When you were a child, what frightened you the most? Aliens? Monsters under the bed? The dark? How did you deal with your fears? Hiding under the blankets or turning on the lights?
But what if there are no blankets… no lights? What do you do if your nightmares are all around you, and there is no waking up?
Developer Tarsier Studios will allow players to experience a truly macabre and nightmarish journey in their already award-winning survival-horror puzzle-platformer game: Little Nightmares 2.
The game’s predecessor, Little Nightmares, originally released in 2017 (2018 for the Switch). This first instalment put players into the little yellow raincoat of Six, a nine-year-old girl armed with nothing but a lighter.
In Little Nightmares 2 our hero is Mono: a little boy wearing a paper bag over his head. Mono is trapped in a horrifying world that has been twisted by an ominous tower, sending devious transmissions through televisions.
Mono meets up with Six, and together they must puzzle and platform their way through the horror to get to the bottom of what’s wrong with the world.
Players will need to use all of the cells in their brain to navigate the puzzles and traverse the terrain, in order to avoid the horrific denizens of this warped world. Mono can run (Y), jump (B), climb (ZR), and crouch (ZL): all very useful skills to stay alive.
While Six is an NPC companion, she isn’t a useless burden that you need to protect. She can be helpful; while she does follow you, she is more than capable of using her wits to hide or run from danger. If there’s a ledge that’s a bit too high, she’s always there to give Mono a boost up.
This is a huge relief for players that are not fond of “escort mission” style gameplay that requires one to protect a helpless (or useless) NPC; you do not have to babysit Six, in fact, Six can oftentimes be the one helping to guide the player!
Traversing through this nightmare will have players constantly on the edge of their seats; moments are varied: terrifying chase scenes with morbid humanoid-creatures, tense moments of stealth, and brief moments of calm before, and after, the storm.
An artistic masterpiece from start to finish. However, this is no van Gogh’s Sunflowers; instead LN2 is much more reminiscent of something macabre by Hieronymus Bosch (The Last Judgement anyone?). The areas Mono and Six slide into all have dark and oppressive hues, and colours that evoke a feeling of helplessness and profound struggle.

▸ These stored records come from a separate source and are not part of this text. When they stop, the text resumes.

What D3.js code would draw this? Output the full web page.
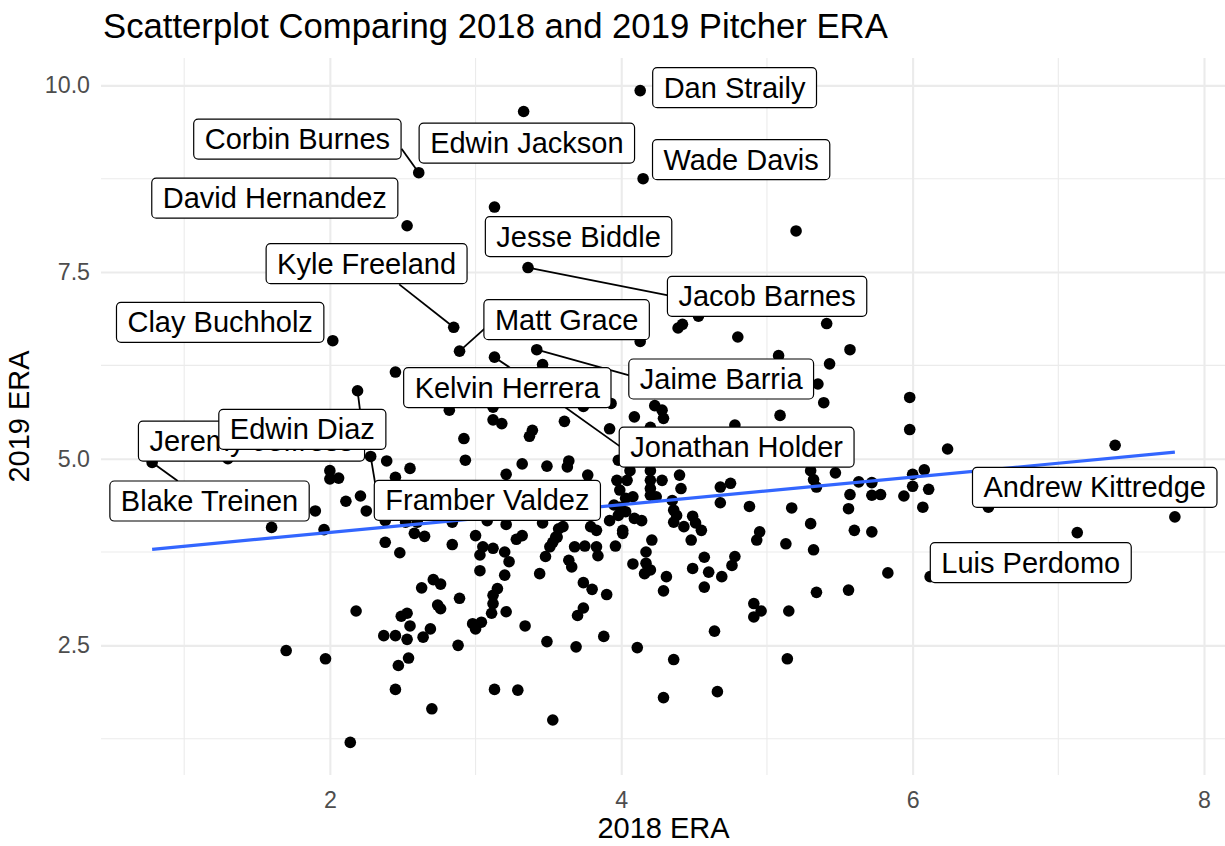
<!DOCTYPE html>
<html><head><meta charset="utf-8">
<script src="https://cdn.jsdelivr.net/npm/d3@7"></script>
<style>
body{margin:0;background:#fff}
svg{display:block}
text{font-family:"Liberation Sans",Arial,Helvetica,sans-serif}
</style>
</head><body>
<svg id="chart" width="1225" height="846"></svg>
<script>
// ---------- data ----------
const era2018 = [5.20,4.39,4.42,4.53,4.80,5.41,4.13,5.08,5.57,5.43,5.35,5.39,5.09,4.23,4.28,4.29,4.09,4.78,4.20,3.93,3.92,5.98,5.98,6.24,7.39,
2.45,2.82,3.12,3.46,3.74,3.61,3.12,3.18,3.39,3.37,2.92,2.93,2.39,2.45,2.55,3.21,3.32,3.49,3.64,3.63,3.77,3.98,3.97,4.04,3.99,4.03,4.08,
4.20,4.20,4.20,4.28,4.24,4.06,4.40,4.41,4.20,4.68,4.75,4.68,4.88,5.17,5.30,5.32,5.47,5.34,5.63,5.57,5.56,5.72,5.72,5.78,5.94,6.00,6.08,
6.00,6.11,6.07,7.80,7.13,5.60,5.72,5.83,3.99,4.03,4.09,4.14,4.35,4.36,4.38,4.49,4.51,4.43,4.55,4.36,4.21,4.48,4.93,4.95,5.30,5.13,4.01,
3.95,3.98,3.92,3.79,3.83,4.01,3.96,4.17,4.17,4.20,4.08,3.60,3.55,3.51,3.68,3.75,3.83,3.84,3.64,3.66,3.74,3.80,3.90,4.29,4.31,4.49,4.60,
4.57,4.69,4.78,4.76,4.57,4.16,4.64,4.11,4.36,4.29,4.66,5.32,5.34,5.56,4.91,4.96,4.91,5.15,5.14,2.00,2.00,2.06,2.21,2.11,2.25,1.90,1.60,
1.96,2.38,2.52,2.60,2.84,3.08,3.21,3.46,3.57,2.58,2.65,2.38,2.48,2.84,3.00,3.05,3.12,3.03,3.20,3.23,3.32,3.28,3.53,3.56,3.48,3.44,3.03,
3.20,2.71,2.76,2.63,2.89,2.74,2.76,3.15,3.12,3.12,3.21,3.11,2.18,2.53,2.49,2.55,2.69,2.98,3.04,3.34,2.37,2.45,2.53,2.64,3.00,2.88,1.70,
1.97,2.54,2.47,2.45,2.70,2.14,3.49,3.74,3.70,3.88,3.69,3.13,3.29,3.53,
// pitchers hidden beneath label boxes
4.25,4.45,4.70,5.00,5.30,4.40,4.85,5.15,4.60,5.40,7.00,2.60,3.00,3.40];
const era2019 = [8.05,6.75,6.80,6.91,6.63,6.81,6.57,6.38,6.46,6.27,6.00,5.75,5.58,5.71,5.65,5.54,5.56,5.45,5.42,5.74,5.40,5.82,5.39,5.13,5.18,
6.16,5.65,5.69,6.26,5.70,5.50,5.52,5.47,5.38,5.30,5.27,4.98,4.97,4.75,4.87,4.79,4.93,4.90,4.97,4.89,4.78,4.98,4.71,4.71,4.58,4.47,4.49,
4.84,4.71,4.60,4.71,4.49,4.84,4.78,4.60,4.51,4.62,4.67,4.41,4.36,4.34,4.84,4.72,4.81,4.62,4.69,4.52,4.33,4.68,4.51,4.52,4.50,4.79,4.85,
4.63,4.59,4.35,4.22,4.01,4.04,4.02,3.47,4.35,4.29,4.20,4.17,4.44,4.31,4.24,4.23,4.14,4.09,4.04,4.15,3.91,3.91,3.91,4.02,4.13,3.86,4.04,
4.38,4.24,4.17,4.09,4.04,4.00,3.83,3.75,3.60,3.51,3.59,4.09,3.95,3.82,3.82,3.83,3.82,3.70,3.64,3.55,3.34,3.25,3.18,3.23,3.42,3.53,3.48,
3.68,3.42,3.69,3.57,3.28,3.46,2.69,2.47,2.31,1.80,1.88,3.78,3.21,3.24,3.06,2.96,2.88,2.96,2.32,4.84,4.73,4.74,4.50,4.43,4.30,4.30,4.08,
4.05,4.17,4.15,4.15,4.15,4.17,4.12,4.14,4.06,4.00,3.96,3.88,3.74,3.85,3.97,3.82,3.80,3.71,3.75,3.62,3.97,3.92,3.88,3.95,3.69,3.46,3.50,
3.44,3.38,3.32,3.27,3.13,3.04,2.99,3.26,3.17,3.06,2.95,2.93,2.96,2.93,2.89,2.76,2.72,2.79,2.81,2.76,2.63,2.63,2.58,2.61,2.72,2.50,2.43,
2.32,2.33,2.23,1.91,1.65,1.20,2.55,3.00,2.90,2.62,2.48,1.91,1.90,1.50,
5.25,5.30,5.20,5.30,5.25,6.10,5.95,6.20,7.10,7.30,4.70,4.45,4.55,4.40];

// labelled pitchers
const labelNames = ["Dan Straily","Edwin Jackson","Wade Davis","Corbin Burnes","David Hernandez","Jesse Biddle","Kyle Freeland",
  "Jacob Barnes","Clay Buchholz","Matt Grace","Jaime Barria","Jonathan Holder","Kelvin Herrera","Jeremy Jeffress","Edwin Diaz",
  "Blake Treinen","Framber Valdez","Andrew Kittredge","Luis Perdomo"];
const label2018 = [4.13,3.33,4.15,2.61,2.53,3.13,2.85,3.36,2.02,2.89,3.42,3.55,3.13,1.30,2.19,0.78,2.28,6.52,6.12];
const label2019 = [9.93,9.65,8.75,8.83,8.12,8.37,6.76,7.56,6.58,6.44,6.46,5.78,6.36,5.00,5.91,4.95,5.03,4.35,3.42];

const xTickValues = [2,4,6,8];
const xTickLabels = ["2","4","6","8"];
const yTickValues = [2.5,5,7.5,10];
const yTickLabels = ["2.5","5.0","7.5","10.0"];
const xMinorValues = [1,3,5,7];
const yMinorValues = [1.25,3.75,6.25,8.75];

// repelled label placement (data units): box centre and segment end (null = no segment)
const labelLayout = [
  {bx:4.778,by:9.969,sx:null,sy:null},
  {bx:3.352,by:9.227,sx:null,sy:null},
  {bx:4.823,by:9.005,sx:null,sy:null},
  {bx:1.777,by:9.281,sx:2.492,sy:9.152},
  {bx:1.622,by:8.489,sx:null,sy:null},
  {bx:3.707,by:7.974,sx:null,sy:null},
  {bx:2.252,by:7.612,sx:2.476,sy:7.335},
  {bx:5.001,by:7.174,sx:4.322,sy:7.188},
  {bx:1.247,by:6.826,sx:null,sy:null},
  {bx:3.625,by:6.862,sx:3.064,sy:6.746},
  {bx:4.686,by:6.067,sx:4.055,sy:6.116},
  {bx:4.792,by:5.156,sx:3.991,sy:5.165},
  {bx:3.218,by:5.952,sx:3.236,sy:6.219},
  {bx:1.462,by:5.236,sx:null,sy:null},
  {bx:1.811,by:5.393,sx:2.206,sy:5.661},
  {bx:1.174,by:4.433,sx:0.956,sy:4.701},
  {bx:3.081,by:4.442,sx:2.312,sy:4.656},
  {bx:7.250,by:4.616,sx:null,sy:null},
  {bx:6.811,by:3.608,sx:null,sy:null}
];

// ---------- chart ----------
const panel = {left:101, right:1226, top:58, bottom:775};
const svg = d3.select("#chart");

const allX = era2018.concat(label2018);
const allY = era2019.concat(label2019);
const [x0,x1] = d3.extent(allX), [y0,y1] = d3.extent(allY);
const px = (x1-x0)*0.05, py = (y1-y0)*0.05;
const x = d3.scaleLinear().domain([x0-px, x1+px]).range([panel.left, panel.right]);
const y = d3.scaleLinear().domain([y0-py, y1+py]).range([panel.bottom, panel.top]);

const grid = svg.append("g");
grid.selectAll("line.vx").data(xMinorValues).join("line")
  .attr("x1",d=>x(d)).attr("x2",d=>x(d)).attr("y1",panel.top).attr("y2",panel.bottom)
  .attr("stroke","#ebebeb").attr("stroke-width",1.1);
grid.selectAll("line.hy").data(yMinorValues).join("line")
  .attr("y1",d=>y(d)).attr("y2",d=>y(d)).attr("x1",panel.left).attr("x2",panel.right)
  .attr("stroke","#ebebeb").attr("stroke-width",1.1);

const xAxis = svg.append("g").attr("transform",`translate(0,${panel.bottom})`)
  .call(d3.axisBottom(x).tickValues(xTickValues).tickFormat((d,i)=>xTickLabels[i])
        .tickSize(-(panel.bottom-panel.top)).tickPadding(17));
const yAxis = svg.append("g").attr("transform",`translate(${panel.left},0)`)
  .call(d3.axisLeft(y).tickValues(yTickValues).tickFormat((d,i)=>yTickLabels[i])
        .tickSize(-(panel.right-panel.left)).tickPadding(11));
[xAxis,yAxis].forEach(g=>{
  g.select(".domain").remove();
  g.selectAll(".tick line").attr("stroke","#ebebeb").attr("stroke-width",2.1);
  g.selectAll(".tick text").attr("fill","#4d4d4d").style("font-size","23.2px")
    .style("font-family",'"Liberation Sans",Arial,sans-serif');
});

// points
svg.append("g").selectAll("circle").data(d3.range(era2018.length)).join("circle")
  .attr("cx",i=>x(era2018[i])).attr("cy",i=>y(era2019[i])).attr("r",5.8).attr("fill","#000");
svg.append("g").selectAll("circle").data(d3.range(label2018.length)).join("circle")
  .attr("cx",i=>x(label2018[i])).attr("cy",i=>y(label2019[i])).attr("r",5.8).attr("fill","#000");

// linear fit (least squares on all pitchers)
const mx = d3.mean(allX), my = d3.mean(allY);
let sxy=0, sxx=0;
allX.forEach((v,i)=>{ sxy += (v-mx)*(allY[i]-my); sxx += (v-mx)*(v-mx); });
const slope = sxy/sxx, icpt = my - slope*mx;
svg.append("line")
  .attr("x1",x(x0)).attr("y1",y(icpt+slope*x0)).attr("x2",x(x1)).attr("y2",y(icpt+slope*x1))
  .attr("stroke","#3366FF").attr("stroke-width",3.2);

// label segments
const segG = svg.append("g");
labelLayout.forEach((L,i)=>{
  if(L.sx===null) return;
  segG.append("line").attr("x1",x(label2018[i])).attr("y1",y(label2019[i]))
    .attr("x2",x(L.sx)).attr("y2",y(L.sy)).attr("stroke","#000").attr("stroke-width",1.8);
});

// label boxes
const labG = svg.append("g");
const FS = 29;
labelLayout.forEach((L,i)=>{
  const g = labG.append("g");
  const cx = x(L.bx), cy = y(L.by);
  const rect = g.append("rect");
  const t = g.append("text").text(labelNames[i]).attr("x",cx).attr("y",cy+FS*0.345)
    .attr("text-anchor","middle").style("font-size",FS+"px").attr("fill","#000");
  const w = t.node().getComputedTextLength() + 22, h = 40;
  rect.attr("x",cx-w/2).attr("y",cy-h/2).attr("width",w).attr("height",h)
    .attr("rx",4.5).attr("ry",4.5).attr("fill","#fff").attr("stroke","#000").attr("stroke-width",1.2);
});

// titles
svg.append("text").attr("x",103).attr("y",38).text("Scatterplot Comparing 2018 and 2019 Pitcher ERA")
  .style("font-size","34.7px").attr("fill","#000");
svg.append("text").attr("x",(panel.left+panel.right)/2).attr("y",838).attr("text-anchor","middle")
  .text("2018 ERA").style("font-size","29px").attr("fill","#000");
svg.append("text").attr("transform",`translate(29,${(panel.top+panel.bottom)/2}) rotate(-90)`)
  .attr("text-anchor","middle").text("2019 ERA").style("font-size","29px").attr("fill","#000");
</script>
</body></html>
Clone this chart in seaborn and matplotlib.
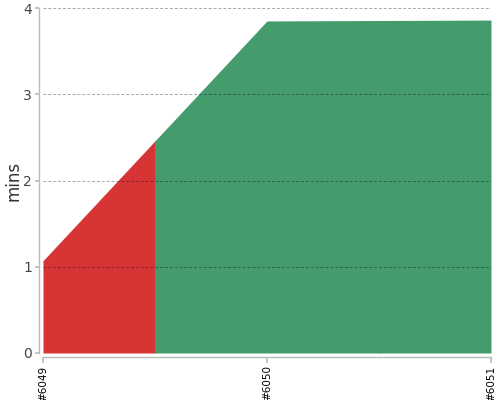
import matplotlib
matplotlib.use("Agg")
import matplotlib.pyplot as plt
import seaborn as sns
import pandas as pd
from matplotlib.patches import Rectangle

builds = ["#6049", "#6050", "#6051"]
durations = [1.07, 3.85, 3.86]
statuses = ["failed", "success", "success"]
status_colors = {"failed": "#d73535", "success": "#449c6d"}
yticks = [0, 1, 2, 3, 4]

df = pd.DataFrame({"pos": range(len(builds)), "mins": durations})

sns.set_theme(style="white")
plt.rcParams['font.family'] = ['DejaVu Sans']

fig = plt.figure(figsize=(5, 4), dpi=100)
ax = fig.add_axes([0.086, 0.1175, 0.896, 0.8625])

sns.lineplot(data=df, x="pos", y="mins", ax=ax, linewidth=0, color="#449c6d")
for i, st in enumerate(statuses):
    poly = ax.fill_between(df["pos"], 0, df["mins"], color=status_colors[st], linewidth=0, zorder=1)
    clip = Rectangle((i - 0.5, 0), 1.0, 10, transform=ax.transData)
    poly.set_clip_path(clip)

sns.despine(ax=ax, offset=3)
for s in ["left", "bottom"]:
    ax.spines[s].set_color("#bbbbbb")
    ax.spines[s].set_linewidth(1)

ax.set_xlim(0, len(builds) - 1)
ax.set_ylim(0, 4)
ax.set_yticks(yticks)
ax.set_xticks(range(len(builds)))
ax.set_xticklabels(builds, rotation=90, fontsize=7.5, color="black")
ax.tick_params(axis="y", labelsize=10, labelcolor="#444444", length=3, color="#bbbbbb", left=True, pad=2)
ax.tick_params(axis="x", length=4, color="#bbbbbb", bottom=True, pad=2)
ax.set_xlabel("")
ax.set_ylabel("mins", fontsize=12, color="#333333", labelpad=0.5)

ax.set_axisbelow(False)
ax.yaxis.grid(True, color="black", alpha=0.35, linestyle=(0, (3, 2)), linewidth=0.7, zorder=3)
ax.xaxis.grid(False)

fig.savefig("out.png", dpi=100)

Every single room Mono walks (or runs) through is thoughtfully crafted. There is no HUD on the screen, which allows players to become fully immersed in that creepy feeling and ambience that the game is trying to convey. The entire game is constantly screenshot-worthy, and the five different areas that players make their way through are all very different and distinct from each other. Every frame is a feast for the eyeballs. When Mono and Six reach the city and the camera slowly pans out to show just how small these two children are in this oppressive world; or when riding along through thick fog, the perspective zooms in to show us just how close, yet far apart, our protagonists are from each other.
Little Nightmares 2 is swimming in metaphors, themes, and symbols. This allows players to help tell the story of Six and Mono just as much as the developers, and because of that, no two experiences will be exactly alike.
The screen is devoid of dialogue or text (other than the few times when some writing pops up to detail a control mechanic that you may not have grasped yet). This lack of text and dialogue allows the game’s sound design to shine, becoming an integral part of the tale and a character of its own.
While our heroes, and their enemies, might not speak words, there are plenty of horrific and disturbing noises coming from them. Heavy breathing, shrill shrieks, shotgun blasts, even the simple sound of television static becomes one of the most tense and terrifying sounds you’ll ever hear.
The game is rather short. However, there are hidden collectables in the four main stages. Notably: hats! These are very well hidden and will keep those perfectionist types coming back for more. LN1 had a few DLC stories, and there is already a paid DLC for its sequel showing up in the eShop.
Little Nightmares 2 is a game that deserves to be played. The story is rich, with many surprising twists and turns. I, personally, encountered a few, very minor bugs as I was playing through, but it’s nothing a quick patch wouldn’t fix up in a jiffy. Playing through Little Nightmares before hopping into 2 is likely going to provide a more robust experience, even if it’s simply knowing who Six is beforehand. Though, if you decide to tackle 2 first, it’s likely you’ll be purchasing the first game afterwards anyway.
Little Nightmares 2
Little Nightmares 2 is one of those games that should only be played at night in the dark. Amazing art design, spine-chilling music, and smooth gameplay. If you like horror, don’t hesitate to pick this one up as soon as you can.